Bis vor kurzem wurde empfohlen, das Lipoprotein (a) einmal im Leben zu testen, da es normalerweise auf seinem Niveau als sehr stabil galt. Neuere Studien haben jedoch gezeigt, dass die Abnahme der weiblichen Geschlechtshormone während und nach den Wechseljahren zu einem Anstieg des Lipoprotein (a) führen kann. Dies ist eine bemerkenswerte neue Erkenntnis, die bisher nicht bekannt war. Wenn solche Risikofaktoren erkannt werden, sollten sie im Idealfall behandelt werden, entweder mit Medikamenten oder durch eine spezielle Ernährung.

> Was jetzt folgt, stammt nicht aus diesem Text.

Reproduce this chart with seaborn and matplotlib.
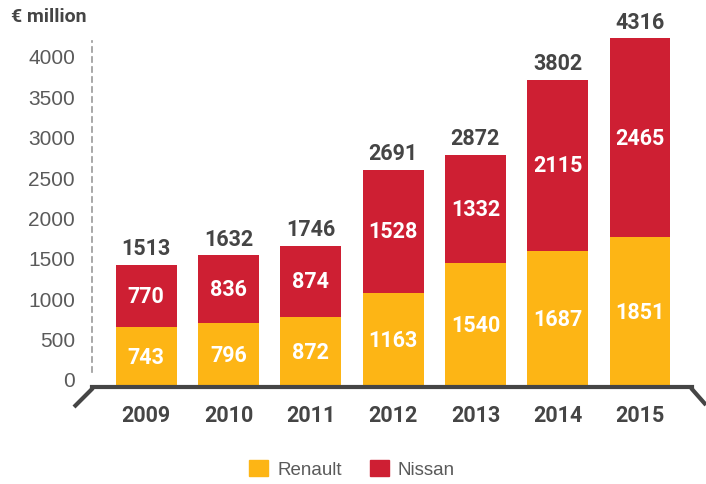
import numpy as np
import pandas as pd
import matplotlib
matplotlib.use('Agg')
import matplotlib.pyplot as plt
import matplotlib.transforms as mtransforms
from matplotlib.lines import Line2D
from matplotlib.patches import Patch
import seaborn as sns

years = ['2009', '2010', '2011', '2012', '2013', '2014', '2015']
renault = [743, 796, 872, 1163, 1540, 1687, 1851]
nissan = [770, 836, 874, 1528, 1332, 2115, 2465]
totals = [1513, 1632, 1746, 2691, 2872, 3802, 4316]
yticks = [0, 500, 1000, 1500, 2000, 2500, 3000, 3500, 4000]

orange = '#FDB515'
red = '#CE1F33'
dark = '#454545'
grey = '#5a5a5a'

df = pd.DataFrame({'year': years, 'Renault': renault, 'Nissan': nissan, 'total': totals})

sns.set_style('white')
plt.rcParams['font.family'] = ['Roboto', 'DejaVu Sans']

fig = plt.figure(figsize=(7.06, 4.85), dpi=100)
ax = fig.add_axes([0.130, 0.2, 0.850, 0.733])

# red = total height, orange drawn over the bottom part
sns.barplot(data=df, x='year', y='total', color=red, saturation=1, width=0.74,
            linewidth=0, ax=ax)
sns.barplot(data=df, x='year', y='Renault', color=orange, saturation=1, width=0.74,
            linewidth=0, ax=ax)

ax.set_xlim(-0.66, 6.63)
ax.set_ylim(0, 4400)
ax.set_xlabel('')
ax.set_ylabel('')

for i in range(len(years)):
    ax.text(i, renault[i] / 2, str(renault[i]), ha='center', va='center',
            color='white', fontsize=15.5, fontweight='bold')
    ax.text(i, renault[i] + nissan[i] / 2, str(nissan[i]), ha='center', va='center',
            color='white', fontsize=15.5, fontweight='bold')
    ax.annotate(str(totals[i]), (i, totals[i]), xytext=(0, 4), textcoords='offset points',
                ha='center', va='bottom', color=dark, fontsize=15.5, fontweight='bold')

# y axis
ax.set_yticks(yticks)
ax.set_yticklabels([str(v) for v in yticks], fontsize=15, color=grey,
                   family=['Liberation Sans', 'DejaVu Sans'])
ax.tick_params(axis='y', length=0, pad=12)
off = mtransforms.ScaledTranslation(0, 8 / 100, fig.dpi_scale_trans)
for lab in ax.get_yticklabels():
    lab.set_transform(lab.get_transform() + off)

ax.tick_params(axis='x', length=0, pad=12)
for lab in ax.get_xticklabels():
    lab.set_fontsize(15.5)
    lab.set_fontweight('bold')
    lab.set_color(dark)

for s in ['top', 'right']:
    ax.spines[s].set_visible(False)
ax.spines['left'].set_linestyle((0, (3, 3)))
ax.spines['left'].set_color('#999999')
ax.spines['left'].set_linewidth(1.2)
ax.spines['left'].set_bounds(190, 4280)
ax.spines['bottom'].set_color(dark)
ax.spines['bottom'].set_linewidth(3)

# slanted ends of the base line
W, H = 706, 485
def fpt(x, y):
    return x / W, 1 - y / H
for (x0, y0), (x1, y1) in [((93, 389), (74, 408)), ((691, 389), (706, 406))]:
    a, b = fpt(x0, y0)
    c, d = fpt(x1, y1)
    fig.add_artist(Line2D([a, c], [b, d], color=dark, linewidth=3,
                          transform=fig.transFigure, solid_capstyle='butt'))

fig.text(11 / W, 1 - 17 / H, '€ million', ha='left', va='center', color=dark,
         fontsize=14, fontweight='bold')

handles = [Patch(color=orange, label='Renault'), Patch(color=red, label='Nissan')]
fig.legend(handles=handles, loc='center', bbox_to_anchor=(352 / W, 1 - 470 / H), ncol=2,
           frameon=False, handlelength=1.0, handleheight=1.0,
           handletextpad=0.5, columnspacing=1.5, labelcolor=grey,
           prop={'family': ['Liberation Sans', 'DejaVu Sans'], 'size': 13.5})

fig.savefig('out.png', dpi=100)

Da emotionaler Stress dem Frauenherz weitaus mehr schadet als den Männern, sollten Frauen versuchen, Stress zu reduzieren. Es ist natürlich leichter gesagt als getan. Manchmal bewirken kleine Veränderungen in der täglichen Routine etwas. Führen Sie Rituale ein. Ich empfehle weniger Perfektionismus und mehr Selbstfürsorge! Entspannungsübungen können sehr hilfreich sein: Yoga, QiGong, Meditation oder autogenes Training bzw. Achtsamkeitsübungen.
Darüber ist Sport und körperliche Aktivität für die Herzgesundheit von entscheidender Bedeutung. Die Deutsche Herzstiftung empfiehlt 5 x 30 Minuten pro Woche. Für Frauen ist Konditions- und Kardiotraining wichtig, aber eben auch die oben genannten Entspannungsübungen.
Last but not least: Die Herzgesundheit fängt in der Mundhöhle an. Das bedeutet: Frauen sollen für eine gute orale Gesundheit sorgen, das führt auch dazu, dass IHR Herz gesund bleibt.
Da emotionaler Stress dem Frauenherz weitaus mehr schadet als den Männern, sollten Frauen versuchen, Stress zu reduzieren.
Prof. Eifert: In fast allen medizinischen Fachgebieten wird intensiv zu den Geschlechterunterschieden geforscht. Ich freue mich, dass die Gendermedizin ab 2025 in der Approbationsordnung, also in der ärztlichen Berufsordnung, verankert sein wird. Im deutschsprachigen Raum bieten praktisch alle großen Universitäten im Rahmen des Medizinstudiums Lehrveranstaltungen zur Gendermedizin an. Die Forschung auf diesem Gebiet bezieht sich in der Regel auf die Fachgebiete, in denen Ärzte und Fachärzte tätig sind. Ein aktuelles Forschungsthema im Bereich Herz-Kreislauf ist die Herz-Hirn-Achse, insbesondere wie Stress und psychische Belastungen das Herz beeinflussen können. Hier gibt es deutliche Unterschiede zwischen Männern und Frauen. Frauen scheinen stärker von stressbedingten Herzerkrankungen betroffen zu sein. Ein weiterer Forschungsschwerpunkt ist die Neuropsychoimmunologie, die sich mit den Auswirkungen von Stress auf das Immunsystem beschäftigt. Die Rolle von Entzündungen spielt dabei eine wichtige Rolle. Entzündungen treten nicht nur im Zusammenhang mit Keimen auf, sondern können auch durch Stressprozesse im Körper ausgelöst werden. In diesem Zusammenhang wird ein besonderes Augenmerk auf den Geschlechtervergleich gelegt.
Danke für das Interview!
Letzte Aktualisierung am 05.12.2023.